* begin Given entries *
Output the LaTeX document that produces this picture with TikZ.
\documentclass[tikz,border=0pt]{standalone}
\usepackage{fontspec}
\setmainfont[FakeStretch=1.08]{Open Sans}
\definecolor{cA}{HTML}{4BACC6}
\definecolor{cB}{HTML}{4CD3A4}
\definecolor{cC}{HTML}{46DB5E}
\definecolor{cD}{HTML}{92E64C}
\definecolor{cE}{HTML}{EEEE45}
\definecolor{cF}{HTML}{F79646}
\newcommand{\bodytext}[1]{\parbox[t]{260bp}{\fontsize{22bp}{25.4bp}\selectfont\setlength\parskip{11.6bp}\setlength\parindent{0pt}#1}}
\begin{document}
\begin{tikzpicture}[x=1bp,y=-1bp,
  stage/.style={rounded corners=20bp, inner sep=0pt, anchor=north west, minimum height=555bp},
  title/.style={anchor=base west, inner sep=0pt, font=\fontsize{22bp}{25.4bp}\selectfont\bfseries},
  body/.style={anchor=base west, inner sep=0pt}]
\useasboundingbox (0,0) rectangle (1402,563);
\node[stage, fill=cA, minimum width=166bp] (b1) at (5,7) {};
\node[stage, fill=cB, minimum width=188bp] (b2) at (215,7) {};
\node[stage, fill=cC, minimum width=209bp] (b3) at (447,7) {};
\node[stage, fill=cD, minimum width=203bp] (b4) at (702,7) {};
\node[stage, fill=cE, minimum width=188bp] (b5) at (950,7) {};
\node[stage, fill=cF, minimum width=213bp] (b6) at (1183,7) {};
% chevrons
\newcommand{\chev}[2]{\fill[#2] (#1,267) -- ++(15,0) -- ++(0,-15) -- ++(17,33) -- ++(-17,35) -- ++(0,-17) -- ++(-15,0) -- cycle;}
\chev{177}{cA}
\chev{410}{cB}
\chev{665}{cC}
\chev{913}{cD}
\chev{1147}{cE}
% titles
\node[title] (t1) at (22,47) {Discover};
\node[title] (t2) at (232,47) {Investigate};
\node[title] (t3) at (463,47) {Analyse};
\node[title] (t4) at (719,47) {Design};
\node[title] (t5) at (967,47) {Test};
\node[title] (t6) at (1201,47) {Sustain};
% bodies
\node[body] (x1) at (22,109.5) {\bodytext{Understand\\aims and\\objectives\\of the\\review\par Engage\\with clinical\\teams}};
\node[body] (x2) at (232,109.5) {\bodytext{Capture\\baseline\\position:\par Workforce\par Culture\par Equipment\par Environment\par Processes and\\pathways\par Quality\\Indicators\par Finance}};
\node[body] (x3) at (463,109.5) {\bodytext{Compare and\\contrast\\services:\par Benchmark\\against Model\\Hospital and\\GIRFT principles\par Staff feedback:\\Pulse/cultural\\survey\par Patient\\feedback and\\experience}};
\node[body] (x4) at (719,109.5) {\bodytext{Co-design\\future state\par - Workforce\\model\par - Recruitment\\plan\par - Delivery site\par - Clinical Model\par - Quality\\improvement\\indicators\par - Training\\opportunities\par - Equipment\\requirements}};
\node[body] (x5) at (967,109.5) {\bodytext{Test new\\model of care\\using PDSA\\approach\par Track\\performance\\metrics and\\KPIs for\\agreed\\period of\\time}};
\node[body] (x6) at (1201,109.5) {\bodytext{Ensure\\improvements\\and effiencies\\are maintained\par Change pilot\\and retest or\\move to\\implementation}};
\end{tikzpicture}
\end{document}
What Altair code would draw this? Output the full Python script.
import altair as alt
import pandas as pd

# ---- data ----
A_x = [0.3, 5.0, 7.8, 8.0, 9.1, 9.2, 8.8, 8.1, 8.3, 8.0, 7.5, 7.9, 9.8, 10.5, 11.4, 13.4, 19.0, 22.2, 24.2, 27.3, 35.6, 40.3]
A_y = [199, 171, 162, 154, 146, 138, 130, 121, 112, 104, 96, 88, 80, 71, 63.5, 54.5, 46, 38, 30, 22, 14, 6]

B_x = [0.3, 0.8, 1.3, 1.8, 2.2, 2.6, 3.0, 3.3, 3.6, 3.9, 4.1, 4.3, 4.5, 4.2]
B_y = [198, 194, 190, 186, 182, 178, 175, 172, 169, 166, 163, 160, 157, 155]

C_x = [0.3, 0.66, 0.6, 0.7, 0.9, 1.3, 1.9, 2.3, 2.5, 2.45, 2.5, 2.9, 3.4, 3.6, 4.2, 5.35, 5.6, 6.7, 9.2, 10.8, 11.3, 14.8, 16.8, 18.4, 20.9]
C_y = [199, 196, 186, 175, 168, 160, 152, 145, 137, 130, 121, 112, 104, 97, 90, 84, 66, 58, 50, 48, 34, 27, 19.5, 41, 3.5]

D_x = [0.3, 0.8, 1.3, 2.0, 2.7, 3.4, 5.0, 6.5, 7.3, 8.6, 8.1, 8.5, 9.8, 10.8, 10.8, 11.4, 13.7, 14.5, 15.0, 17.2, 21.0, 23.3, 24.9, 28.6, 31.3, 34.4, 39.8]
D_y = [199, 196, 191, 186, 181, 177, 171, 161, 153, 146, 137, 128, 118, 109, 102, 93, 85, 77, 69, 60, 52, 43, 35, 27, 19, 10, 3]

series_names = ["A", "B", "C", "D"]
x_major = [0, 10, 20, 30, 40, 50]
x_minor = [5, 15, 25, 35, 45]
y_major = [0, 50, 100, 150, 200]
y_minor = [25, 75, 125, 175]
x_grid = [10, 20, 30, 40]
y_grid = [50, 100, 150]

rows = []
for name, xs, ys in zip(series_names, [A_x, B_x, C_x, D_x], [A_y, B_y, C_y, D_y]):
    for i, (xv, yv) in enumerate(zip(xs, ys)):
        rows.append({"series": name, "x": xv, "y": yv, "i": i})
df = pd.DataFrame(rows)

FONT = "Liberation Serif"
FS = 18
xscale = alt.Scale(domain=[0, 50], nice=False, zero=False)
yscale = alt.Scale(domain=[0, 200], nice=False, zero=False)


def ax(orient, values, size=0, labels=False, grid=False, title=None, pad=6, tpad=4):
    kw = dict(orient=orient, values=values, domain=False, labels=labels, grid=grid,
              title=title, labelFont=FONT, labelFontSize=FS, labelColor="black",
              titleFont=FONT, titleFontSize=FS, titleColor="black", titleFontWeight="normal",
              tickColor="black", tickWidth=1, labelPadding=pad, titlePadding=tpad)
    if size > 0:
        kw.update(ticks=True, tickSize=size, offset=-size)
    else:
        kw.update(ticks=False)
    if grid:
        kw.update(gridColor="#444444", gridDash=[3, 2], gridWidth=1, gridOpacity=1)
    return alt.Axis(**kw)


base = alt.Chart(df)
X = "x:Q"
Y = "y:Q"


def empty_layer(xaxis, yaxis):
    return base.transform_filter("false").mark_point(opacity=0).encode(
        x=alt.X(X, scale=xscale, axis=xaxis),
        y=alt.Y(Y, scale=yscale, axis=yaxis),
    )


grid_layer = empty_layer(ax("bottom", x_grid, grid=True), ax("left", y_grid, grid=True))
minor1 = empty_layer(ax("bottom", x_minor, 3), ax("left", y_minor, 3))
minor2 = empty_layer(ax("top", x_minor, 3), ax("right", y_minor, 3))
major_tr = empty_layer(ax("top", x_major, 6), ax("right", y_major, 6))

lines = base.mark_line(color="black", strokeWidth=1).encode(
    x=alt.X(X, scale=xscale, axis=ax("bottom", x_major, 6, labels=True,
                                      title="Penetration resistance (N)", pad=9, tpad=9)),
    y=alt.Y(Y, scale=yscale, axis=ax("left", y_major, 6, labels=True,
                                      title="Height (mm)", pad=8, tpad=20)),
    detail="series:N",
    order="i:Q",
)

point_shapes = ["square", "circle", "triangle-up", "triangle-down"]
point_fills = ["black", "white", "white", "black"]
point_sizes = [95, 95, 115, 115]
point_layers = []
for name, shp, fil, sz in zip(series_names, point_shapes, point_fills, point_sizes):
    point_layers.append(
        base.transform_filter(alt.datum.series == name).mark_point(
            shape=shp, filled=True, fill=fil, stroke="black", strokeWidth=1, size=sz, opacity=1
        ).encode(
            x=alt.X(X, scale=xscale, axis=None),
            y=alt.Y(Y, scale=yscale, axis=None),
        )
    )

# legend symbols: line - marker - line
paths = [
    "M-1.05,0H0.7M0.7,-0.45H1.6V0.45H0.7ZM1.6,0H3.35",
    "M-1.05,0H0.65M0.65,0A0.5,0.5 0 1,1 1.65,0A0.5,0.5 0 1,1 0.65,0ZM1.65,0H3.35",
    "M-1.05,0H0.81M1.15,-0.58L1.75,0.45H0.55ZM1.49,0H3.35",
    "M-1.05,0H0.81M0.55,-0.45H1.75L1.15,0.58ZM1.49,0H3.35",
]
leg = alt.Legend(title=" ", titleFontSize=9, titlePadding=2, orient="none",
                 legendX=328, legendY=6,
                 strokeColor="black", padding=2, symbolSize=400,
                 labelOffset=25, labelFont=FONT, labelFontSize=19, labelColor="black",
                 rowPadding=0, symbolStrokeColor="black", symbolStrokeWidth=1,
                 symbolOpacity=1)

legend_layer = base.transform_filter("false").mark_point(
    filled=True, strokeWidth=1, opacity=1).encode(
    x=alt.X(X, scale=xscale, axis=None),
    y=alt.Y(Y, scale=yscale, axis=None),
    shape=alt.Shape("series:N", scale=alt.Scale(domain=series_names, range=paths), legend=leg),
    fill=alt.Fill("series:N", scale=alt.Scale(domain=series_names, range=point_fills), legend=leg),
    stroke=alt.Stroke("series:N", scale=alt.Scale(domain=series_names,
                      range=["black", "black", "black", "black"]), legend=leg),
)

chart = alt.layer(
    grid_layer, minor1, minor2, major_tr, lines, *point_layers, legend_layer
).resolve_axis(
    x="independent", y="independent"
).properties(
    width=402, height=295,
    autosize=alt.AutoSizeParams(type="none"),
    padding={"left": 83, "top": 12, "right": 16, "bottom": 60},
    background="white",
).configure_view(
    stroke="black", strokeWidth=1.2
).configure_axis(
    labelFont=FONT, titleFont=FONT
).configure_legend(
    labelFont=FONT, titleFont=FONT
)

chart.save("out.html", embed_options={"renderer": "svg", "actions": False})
* end Given entries *
— Work to complete —
Output the lines of the records above exactly as they appear, from the line containing "What Altair code" through the line containing "19.5, 41, 3.5]".

— Worked answer —
What Altair code would draw this? Output the full Python script.
import altair as alt
import pandas as pd

# ---- data ----
A_x = [0.3, 5.0, 7.8, 8.0, 9.1, 9.2, 8.8, 8.1, 8.3, 8.0, 7.5, 7.9, 9.8, 10.5, 11.4, 13.4, 19.0, 22.2, 24.2, 27.3, 35.6, 40.3]
A_y = [199, 171, 162, 154, 146, 138, 130, 121, 112, 104, 96, 88, 80, 71, 63.5, 54.5, 46, 38, 30, 22, 14, 6]

B_x = [0.3, 0.8, 1.3, 1.8, 2.2, 2.6, 3.0, 3.3, 3.6, 3.9, 4.1, 4.3, 4.5, 4.2]
B_y = [198, 194, 190, 186, 182, 178, 175, 172, 169, 166, 163, 160, 157, 155]

C_x = [0.3, 0.66, 0.6, 0.7, 0.9, 1.3, 1.9, 2.3, 2.5, 2.45, 2.5, 2.9, 3.4, 3.6, 4.2, 5.35, 5.6, 6.7, 9.2, 10.8, 11.3, 14.8, 16.8, 18.4, 20.9]
C_y = [199, 196, 186, 175, 168, 160, 152, 145, 137, 130, 121, 112, 104, 97, 90, 84, 66, 58, 50, 48, 34, 27, 19.5, 41, 3.5]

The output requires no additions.